Published on January 13th, 2011 | by StaceyDresner0
‘I couldn’t imagine saying no’
LONGMEADOW – Three years ago Dr. Martin Lesser was busy tending to the patients in his solo family medical practice in Holyoke when he learned of the need for doctors in Iraq from a health care recruiter at an event celebrating the 20th anniversary of his medical school graduation.
“He basically looked me in the eye and said, ‘We have a physician shortage and our soldiers desperately need you, can you help?” Dr. Lesser recalls.
And help he did.
Now a major in the Massachusetts National Guard, Dr. Lesser arrived in Iraq last October and will remain there until the end of this month providing medical care to American soldiers at the Troop Medical Clinic at Forward Operating Base Adder in Tallil, Iraq.

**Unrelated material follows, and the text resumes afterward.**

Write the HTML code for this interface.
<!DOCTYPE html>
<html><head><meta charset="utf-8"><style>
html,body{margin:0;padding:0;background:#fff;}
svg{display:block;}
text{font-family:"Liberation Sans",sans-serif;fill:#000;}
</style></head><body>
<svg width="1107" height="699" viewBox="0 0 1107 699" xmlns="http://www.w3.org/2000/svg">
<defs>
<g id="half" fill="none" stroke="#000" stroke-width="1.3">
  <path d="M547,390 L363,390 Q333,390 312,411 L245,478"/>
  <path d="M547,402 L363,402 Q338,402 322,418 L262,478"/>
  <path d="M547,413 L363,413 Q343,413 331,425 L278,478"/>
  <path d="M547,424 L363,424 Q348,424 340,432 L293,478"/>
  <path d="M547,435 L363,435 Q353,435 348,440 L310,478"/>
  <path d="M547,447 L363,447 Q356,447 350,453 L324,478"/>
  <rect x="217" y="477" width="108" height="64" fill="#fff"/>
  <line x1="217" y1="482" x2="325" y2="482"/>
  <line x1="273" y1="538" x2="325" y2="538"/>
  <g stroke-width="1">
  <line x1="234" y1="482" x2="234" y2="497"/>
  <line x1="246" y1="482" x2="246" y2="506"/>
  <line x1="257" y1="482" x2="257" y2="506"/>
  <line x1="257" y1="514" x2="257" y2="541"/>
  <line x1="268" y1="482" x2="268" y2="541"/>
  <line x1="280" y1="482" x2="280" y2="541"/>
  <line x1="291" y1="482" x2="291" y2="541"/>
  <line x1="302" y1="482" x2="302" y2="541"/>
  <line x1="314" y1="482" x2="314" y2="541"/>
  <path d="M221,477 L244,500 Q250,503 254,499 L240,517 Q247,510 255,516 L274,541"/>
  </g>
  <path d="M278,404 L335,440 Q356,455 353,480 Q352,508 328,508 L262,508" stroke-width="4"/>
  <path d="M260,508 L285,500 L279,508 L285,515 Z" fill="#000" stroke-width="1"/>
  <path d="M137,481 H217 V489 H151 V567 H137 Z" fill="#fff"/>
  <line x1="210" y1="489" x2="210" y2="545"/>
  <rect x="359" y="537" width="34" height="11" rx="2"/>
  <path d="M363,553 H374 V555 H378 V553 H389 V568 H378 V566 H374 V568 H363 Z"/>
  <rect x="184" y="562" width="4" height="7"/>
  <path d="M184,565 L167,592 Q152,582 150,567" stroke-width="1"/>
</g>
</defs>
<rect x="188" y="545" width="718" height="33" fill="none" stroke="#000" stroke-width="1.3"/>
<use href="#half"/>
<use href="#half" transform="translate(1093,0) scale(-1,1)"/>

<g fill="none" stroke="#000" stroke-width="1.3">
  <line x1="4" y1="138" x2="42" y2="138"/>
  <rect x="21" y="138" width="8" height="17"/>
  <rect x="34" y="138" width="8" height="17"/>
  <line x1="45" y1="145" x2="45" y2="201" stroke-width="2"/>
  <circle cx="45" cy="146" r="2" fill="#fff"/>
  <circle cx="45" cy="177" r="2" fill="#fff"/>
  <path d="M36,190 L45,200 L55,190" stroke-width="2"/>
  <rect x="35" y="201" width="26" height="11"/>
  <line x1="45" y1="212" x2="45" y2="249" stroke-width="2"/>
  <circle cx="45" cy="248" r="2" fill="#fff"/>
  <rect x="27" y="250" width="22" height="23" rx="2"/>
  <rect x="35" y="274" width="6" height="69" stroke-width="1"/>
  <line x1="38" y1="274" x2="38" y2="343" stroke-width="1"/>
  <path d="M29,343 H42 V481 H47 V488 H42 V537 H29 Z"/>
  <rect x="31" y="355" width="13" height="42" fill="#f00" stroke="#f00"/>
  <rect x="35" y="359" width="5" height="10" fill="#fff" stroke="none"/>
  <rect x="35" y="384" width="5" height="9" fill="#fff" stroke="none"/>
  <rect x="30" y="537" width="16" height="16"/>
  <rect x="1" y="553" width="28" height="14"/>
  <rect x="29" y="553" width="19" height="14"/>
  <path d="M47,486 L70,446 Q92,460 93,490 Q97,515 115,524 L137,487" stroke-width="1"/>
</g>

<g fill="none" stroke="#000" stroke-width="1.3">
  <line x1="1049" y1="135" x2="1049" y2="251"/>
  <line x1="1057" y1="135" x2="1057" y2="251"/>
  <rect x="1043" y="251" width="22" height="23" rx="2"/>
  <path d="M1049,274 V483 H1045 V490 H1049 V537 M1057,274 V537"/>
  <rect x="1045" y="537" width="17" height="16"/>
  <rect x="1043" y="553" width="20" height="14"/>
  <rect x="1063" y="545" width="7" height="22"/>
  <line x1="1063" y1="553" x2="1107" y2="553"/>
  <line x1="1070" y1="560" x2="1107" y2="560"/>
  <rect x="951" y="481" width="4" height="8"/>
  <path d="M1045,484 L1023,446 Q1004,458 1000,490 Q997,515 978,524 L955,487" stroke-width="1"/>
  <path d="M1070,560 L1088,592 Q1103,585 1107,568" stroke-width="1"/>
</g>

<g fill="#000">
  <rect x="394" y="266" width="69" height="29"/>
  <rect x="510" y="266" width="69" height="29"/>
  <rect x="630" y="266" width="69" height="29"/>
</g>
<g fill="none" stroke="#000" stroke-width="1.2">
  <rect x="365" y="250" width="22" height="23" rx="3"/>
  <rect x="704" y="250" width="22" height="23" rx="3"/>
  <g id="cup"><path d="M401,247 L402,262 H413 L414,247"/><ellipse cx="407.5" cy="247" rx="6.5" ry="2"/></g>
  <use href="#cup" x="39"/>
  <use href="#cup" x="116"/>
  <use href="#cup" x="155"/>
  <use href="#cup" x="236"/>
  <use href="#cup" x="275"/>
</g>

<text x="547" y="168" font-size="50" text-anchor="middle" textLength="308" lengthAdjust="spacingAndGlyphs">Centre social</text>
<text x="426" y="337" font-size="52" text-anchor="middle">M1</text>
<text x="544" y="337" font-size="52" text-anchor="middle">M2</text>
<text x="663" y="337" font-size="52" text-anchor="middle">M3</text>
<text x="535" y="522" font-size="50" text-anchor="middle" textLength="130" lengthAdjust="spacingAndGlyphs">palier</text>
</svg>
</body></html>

Dr. Lesser’s journey to Iraq did not happen overnight. In December of 2008, after an application process that took him an entire year, Dr. Lesser enlisted in the National Guard as a medical officer with the rank of Major. Last September, he reported for 120 days of active duty, starting out at Fort Benning in Georgia. He later headed to San Antonio, Texas for pre-deployment training at the Army Medical Headquarters at Fort Sam Houston. He, along with around 30 other doctors and physicians assistants headed for Iraq or Afghanistan, spent five days under training in a course called Tactical Combat Medical Care.
Before heading to the Middle East, Dr. Lesser, 59, who lives with his wife Joan in Longmeadow where they raised their three children — Eric, 25, Rebecca, 22, and Julia, 16 – had to make sure his patients would be taken care of in his absence.
He sought the help of other local physicians and physician’s assistants to cover his patients while he was away.
“When other physicians heard why I needed their coverage they felt they had to do something,” Dr. Lesser said.
“I simply said that I’d been ‘called up.’ Can you come to my office and see my patients for one or two or three sessions…for the 12 weeks I’ll be away’? Patients were told the same thing and that a coverage system was being worked out,” he explained.
Dr. Lesser said that the support of both the doctors covering his practice and of his patients has helped him to be able to serve in Iraq.
“The doctors felt proud to have to rearrange their schedules to do this and the patients were more than willing to put up with this type of inconvenience for the sake of deployed soldiers,” he said.
Dr. Lesser had never served in the military before.
“I turned 18 in 1969 but I was given a draft deferment because I was a college student and when I finished school America had withdrawn from Viet Nam and the draft had been abolished,” he recalled. “I always felt that my deferment, that was given simply because I was in college, was extremely unfair and that ethically it might have been wrong to have even requested it. So almost 40 years later, after becoming a physician and raising a family, when I was again ‘asked’ (not drafted) to make a limited commitment to provide medical care for troops I couldn’t imagine saying no.”
The work of Dr. Lesser and his medical colleagues – confined to members of the American military – deals mostly with ill soldiers.
“Even during armed conflicts most of the medical needs are illness, and injuries and trauma caused by war are limited and episodic,” he explained. “Military medicine tries to limit their contact with the Iraqi Nationals with the goal of encouraging the Iraqis to develop their own health care system.”
Dr. Lesser said that he has not seen much of Iraq since he arrived in that country.
“Unless you’re on a military mission you don’t leave the base,” he said. “That’s the reality of insurgency warfare.
When not working, Dr. Lesser and the other physicians he works with, go to the gym, watch DVDs, e-mail and skype.
Dr. Lesser and his family have belonged to Sinai Temple since they moved to Longmeadow in 1992. The three Lesser children had their bar and bat mitzvahs at Sinai Temple in Springfield.
Dr. Lesser isn’t the only one in the family serving his country – his son Eric works in the White House, most recently as assistant to Senior Advisor David Axelrod.
In his most recent blog entry, dated Jan. 9, Dr. Lesser was counting down his final 30 days in Iraq:
“As I enter the last 30 days of my deployment, I want to thank the army of people it took to get me deployed and keep me deployed,” he said, citing his wife, Joan, his children, extended family members, and the medical staff at his practice.